The Education of Sonny Carson, which was made on a shoe-string budget, has several obvious flaws. The camera-work is amateurish. The script is sloppily edited. The performances are melodramatic and over the top. Yet in spite of its flaws, it often rises to greatness.
The real Sonny Carson was no angel.
“His autobiography, ”The Education of Sonny Carson,” was made into a movie in 1974. The film chronicled Mr. Carson’s early life in Bedford-Stuyvesant, where he joined a gang called the Bishops. In the book, the climax of his early life of street crime, which he described with brutal candor, came when he robbed a Western Union messenger, who was black. He spent the money on clothes and a girlfriend, then was arrested and sent to a juvenile-detention institution for the crime.”
I’m old enough to remember Sonny Carson’s later career in the 1980s. He participated in anti-police brutality marches. He founded the Black Men’s Movement Against Crack. More controversially, he led a boycott of a Korean-owned supermarket called “Red Apple,” a boycott which led to his being investigated by the FBI for “violating the civil rights of Korean Americans.”
He got horrible press.
The NY Post, the Daily News, and the local TV stations loathed Carson. He was ritualistically denounced as an “anti-Semite,” a charge he answered by saying “that’s ridiculous. I’m against all white people.” NYC Mayor David Dinkins was pressured into disavowing him when rumors surfaced that he had been the recipient of Democratic Party campaign funds.
It’s important to remember, however, that this is the same NYC press that helped the NYPD frame the Central Park 5 for the rape and attempted murder of the Central Park jogger. It’s the same NYC press that tried to tie the Occupy Movement to a 5-year-old murder. It’s the same NYC press that regularly carries water for the white, racist, NYC ruling class. Anything they say about any black nationalist militant needs to be taken with a massive grain of salt.
Perhaps it’s more accurate to say that The Education of Sonny Carson, which covers Sonny Carson’s life from junior high-school to young manhood, rises to greatness, not in spite of its faults, but because of its faults.

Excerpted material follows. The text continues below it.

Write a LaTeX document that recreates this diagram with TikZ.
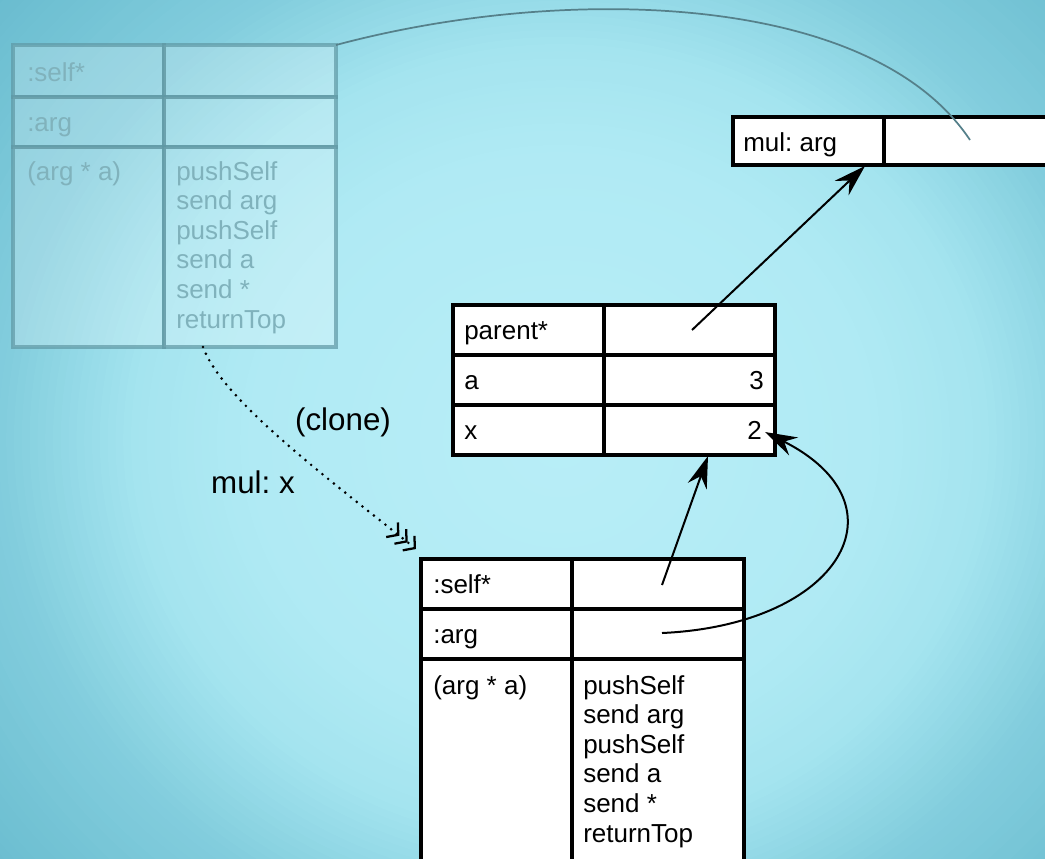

Rony Clanton, who plays Carson, is an often powerful on-screen presence, but he’s not a subtle actor. He doesn’t draw out the complexities of Carson’s personality. He plays him as a straight up African American Christ. The Education of Sonny Carson might just as well have been called The Passion of Sonny Carson. Yet this is a strength, not a weakness. The Education of Sonny Carson doesn’t get bogged down in the real Sonny Carson’s moral failings. Carson, in Michael Campus’s film is a flawed man, but he’s also a representative man. When Carson is tortured by the NYPD for robbing 100 dollars from a messenger boy, we’ve already witnessed the crime. We know he’s guilty. But once two white detectives tie him to a pipe and beat him until he spits up blood, he rises above his crime. He becomes every black man subjected to police brutality, every slave brought over from Africa, every victim of every oppressive system of government. When he survives three years in prison with his defiant spirit intact, he cheer him on in spite of his flaws. Carson becomes subsumed by, and representative of the black struggle in America.
Similarly, the poor editing is a blessing in disguise. Had The Education of Sonny Carson been been better written, had kept its focus, we wouldn’t have gotten so many glorious shots of 1960s and 1970s Brooklyn. Campus lingers on a parade in Bedford–Stuyvesant far too long. It gets tedious. It kills the momentum of the narrative. As history, however, it’s enlightening. Brooklyn was a very different place in 1974 than it is now. There were no white hipsters with trust funds, but there was a dynamic, rambunctious, often violent street culture. There was crime, murder, betrayal, but there was also a community of people who were excluded from, and often stood against the American mainstream. If only they could get together and stop fighting one another, we think, they could start a revolution. The Education of Sonny Carson would become The Battle of Algiers.
But, alas, that was not to be. The Education of Sonny Carson gets the next few decades just about right. Carson is able to keep his defiant spirit alive in prison, but that can’t be said for his friends, gang members, and his old girlfriend. Carson comes home to a Bedford–Stuyvesant ravaged by drugs, to a neighborhood of the walking dead. He’s a living man in a community full of zombies. He looks out at the street. He imagines the parade we saw earlier in the film. But it’s not there. Where there were marching bands, cheering crowds, street gangs, colorful, dynamic expressions of African American Brooklyn, there’s nothing but dead concrete. Sonny Carson’s Bedford–Stuyvesant has been hollowed out by poverty, a lack of educational opportunity, police repression, and by the moral failings of its community. It’s ripe for gentrification. Bring on those hipsters.
A final note: The Education of Sonny Carson was an obvious influence on two later films, Walter Hill’s The Warriors and American Me by Edward James Olmos. If you liked either of these two films, you’ll love their rough draft.